+++ Given information +++
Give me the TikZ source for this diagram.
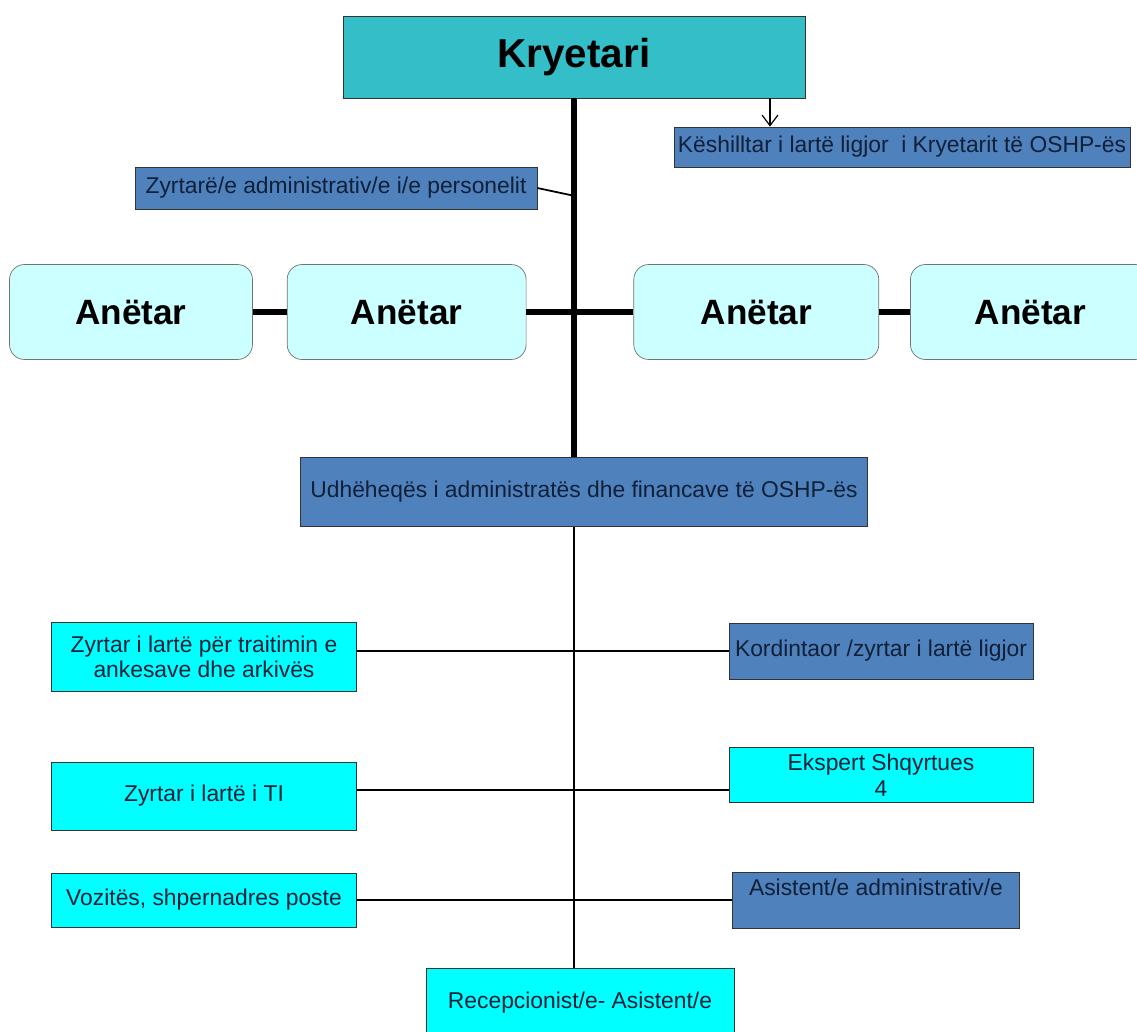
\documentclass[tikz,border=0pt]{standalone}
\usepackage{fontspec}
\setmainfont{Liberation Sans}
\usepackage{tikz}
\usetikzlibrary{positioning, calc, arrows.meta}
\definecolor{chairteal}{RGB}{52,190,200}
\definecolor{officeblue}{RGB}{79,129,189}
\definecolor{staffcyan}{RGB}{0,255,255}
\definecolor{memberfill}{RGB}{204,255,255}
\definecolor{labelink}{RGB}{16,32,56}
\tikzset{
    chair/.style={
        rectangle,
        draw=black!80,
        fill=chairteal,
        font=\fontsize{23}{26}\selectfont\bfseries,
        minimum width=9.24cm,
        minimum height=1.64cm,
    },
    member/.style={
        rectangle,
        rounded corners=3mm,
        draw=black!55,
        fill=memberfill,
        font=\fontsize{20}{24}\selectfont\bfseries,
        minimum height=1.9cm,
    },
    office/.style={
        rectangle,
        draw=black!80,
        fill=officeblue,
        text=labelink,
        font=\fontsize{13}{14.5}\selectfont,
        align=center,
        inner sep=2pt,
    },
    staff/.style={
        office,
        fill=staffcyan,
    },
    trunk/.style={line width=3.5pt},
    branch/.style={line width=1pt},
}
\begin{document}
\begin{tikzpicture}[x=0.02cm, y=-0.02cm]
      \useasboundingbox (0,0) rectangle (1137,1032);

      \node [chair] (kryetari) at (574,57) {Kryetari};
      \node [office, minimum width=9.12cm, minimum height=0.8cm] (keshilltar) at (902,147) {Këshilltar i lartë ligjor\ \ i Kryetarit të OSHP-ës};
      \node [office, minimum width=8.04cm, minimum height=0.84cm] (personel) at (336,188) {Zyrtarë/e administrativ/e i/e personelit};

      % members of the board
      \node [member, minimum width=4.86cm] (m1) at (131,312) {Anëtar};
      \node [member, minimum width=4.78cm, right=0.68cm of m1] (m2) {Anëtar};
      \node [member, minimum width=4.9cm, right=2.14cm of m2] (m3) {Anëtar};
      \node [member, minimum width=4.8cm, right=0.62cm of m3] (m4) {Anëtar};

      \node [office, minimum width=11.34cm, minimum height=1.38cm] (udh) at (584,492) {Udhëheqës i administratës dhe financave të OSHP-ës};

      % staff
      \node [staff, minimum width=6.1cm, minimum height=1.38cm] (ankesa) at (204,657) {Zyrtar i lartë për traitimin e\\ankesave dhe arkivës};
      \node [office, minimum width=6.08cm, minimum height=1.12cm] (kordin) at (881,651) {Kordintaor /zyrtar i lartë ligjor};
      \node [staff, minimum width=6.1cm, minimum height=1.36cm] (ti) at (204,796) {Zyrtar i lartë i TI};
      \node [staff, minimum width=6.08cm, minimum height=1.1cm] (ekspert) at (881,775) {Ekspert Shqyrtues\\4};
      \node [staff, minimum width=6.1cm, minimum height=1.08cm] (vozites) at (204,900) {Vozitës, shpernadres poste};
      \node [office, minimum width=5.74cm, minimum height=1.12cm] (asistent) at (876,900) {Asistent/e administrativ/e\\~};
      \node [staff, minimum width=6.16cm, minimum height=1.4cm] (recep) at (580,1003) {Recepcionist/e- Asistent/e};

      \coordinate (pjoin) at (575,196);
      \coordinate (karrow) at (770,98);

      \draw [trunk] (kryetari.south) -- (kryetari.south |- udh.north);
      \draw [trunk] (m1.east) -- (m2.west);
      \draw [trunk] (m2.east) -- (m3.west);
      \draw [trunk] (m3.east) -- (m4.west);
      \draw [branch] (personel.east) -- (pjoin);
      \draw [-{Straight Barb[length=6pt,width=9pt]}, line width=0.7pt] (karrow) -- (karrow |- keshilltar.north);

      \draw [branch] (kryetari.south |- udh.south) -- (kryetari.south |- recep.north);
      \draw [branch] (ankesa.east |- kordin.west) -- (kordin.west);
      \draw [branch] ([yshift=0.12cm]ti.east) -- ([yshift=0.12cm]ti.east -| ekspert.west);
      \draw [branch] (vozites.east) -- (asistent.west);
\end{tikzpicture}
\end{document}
+++
Objective → Copy the whole of the material above exactly, but not its images.

Exercise output →
Give me the TikZ source for this diagram.
\documentclass[tikz,border=0pt]{standalone}
\usepackage{fontspec}
\setmainfont{Liberation Sans}
\usepackage{tikz}
\usetikzlibrary{positioning, calc, arrows.meta}
\definecolor{chairteal}{RGB}{52,190,200}
\definecolor{officeblue}{RGB}{79,129,189}
\definecolor{staffcyan}{RGB}{0,255,255}
\definecolor{memberfill}{RGB}{204,255,255}
\definecolor{labelink}{RGB}{16,32,56}
\tikzset{
    chair/.style={
        rectangle,
        draw=black!80,
        fill=chairteal,
        font=\fontsize{23}{26}\selectfont\bfseries,
        minimum width=9.24cm,
        minimum height=1.64cm,
    },
    member/.style={
        rectangle,
        rounded corners=3mm,
        draw=black!55,
        fill=memberfill,
        font=\fontsize{20}{24}\selectfont\bfseries,
        minimum height=1.9cm,
    },
    office/.style={
        rectangle,
        draw=black!80,
        fill=officeblue,
        text=labelink,
        font=\fontsize{13}{14.5}\selectfont,
        align=center,
        inner sep=2pt,
    },
    staff/.style={
        office,
        fill=staffcyan,
    },
    trunk/.style={line width=3.5pt},
    branch/.style={line width=1pt},
}
\begin{document}
\begin{tikzpicture}[x=0.02cm, y=-0.02cm]
      \useasboundingbox (0,0) rectangle (1137,1032);

      \node [chair] (kryetari) at (574,57) {Kryetari};
      \node [office, minimum width=9.12cm, minimum height=0.8cm] (keshilltar) at (902,147) {Këshilltar i lartë ligjor\ \ i Kryetarit të OSHP-ës};
      \node [office, minimum width=8.04cm, minimum height=0.84cm] (personel) at (336,188) {Zyrtarë/e administrativ/e i/e personelit};

      % members of the board
      \node [member, minimum width=4.86cm] (m1) at (131,312) {Anëtar};
      \node [member, minimum width=4.78cm, right=0.68cm of m1] (m2) {Anëtar};
      \node [member, minimum width=4.9cm, right=2.14cm of m2] (m3) {Anëtar};
      \node [member, minimum width=4.8cm, right=0.62cm of m3] (m4) {Anëtar};

      \node [office, minimum width=11.34cm, minimum height=1.38cm] (udh) at (584,492) {Udhëheqës i administratës dhe financave të OSHP-ës};

      % staff
      \node [staff, minimum width=6.1cm, minimum height=1.38cm] (ankesa) at (204,657) {Zyrtar i lartë për traitimin e\\ankesave dhe arkivës};
      \node [office, minimum width=6.08cm, minimum height=1.12cm] (kordin) at (881,651) {Kordintaor /zyrtar i lartë ligjor};
      \node [staff, minimum width=6.1cm, minimum height=1.36cm] (ti) at (204,796) {Zyrtar i lartë i TI};
      \node [staff, minimum width=6.08cm, minimum height=1.1cm] (ekspert) at (881,775) {Ekspert Shqyrtues\\4};
      \node [staff, minimum width=6.1cm, minimum height=1.08cm] (vozites) at (204,900) {Vozitës, shpernadres poste};
      \node [office, minimum width=5.74cm, minimum height=1.12cm] (asistent) at (876,900) {Asistent/e administrativ/e\\~};
      \node [staff, minimum width=6.16cm, minimum height=1.4cm] (recep) at (580,1003) {Recepcionist/e- Asistent/e};

      \coordinate (pjoin) at (575,196);
      \coordinate (karrow) at (770,98);

      \draw [trunk] (kryetari.south) -- (kryetari.south |- udh.north);
      \draw [trunk] (m1.east) -- (m2.west);
      \draw [trunk] (m2.east) -- (m3.west);
      \draw [trunk] (m3.east) -- (m4.west);
      \draw [branch] (personel.east) -- (pjoin);
      \draw [-{Straight Barb[length=6pt,width=9pt]}, line width=0.7pt] (karrow) -- (karrow |- keshilltar.north);

      \draw [branch] (kryetari.south |- udh.south) -- (kryetari.south |- recep.north);
      \draw [branch] (ankesa.east |- kordin.west) -- (kordin.west);
      \draw [branch] ([yshift=0.12cm]ti.east) -- ([yshift=0.12cm]ti.east -| ekspert.west);
      \draw [branch] (vozites.east) -- (asistent.west);
\end{tikzpicture}
\end{document}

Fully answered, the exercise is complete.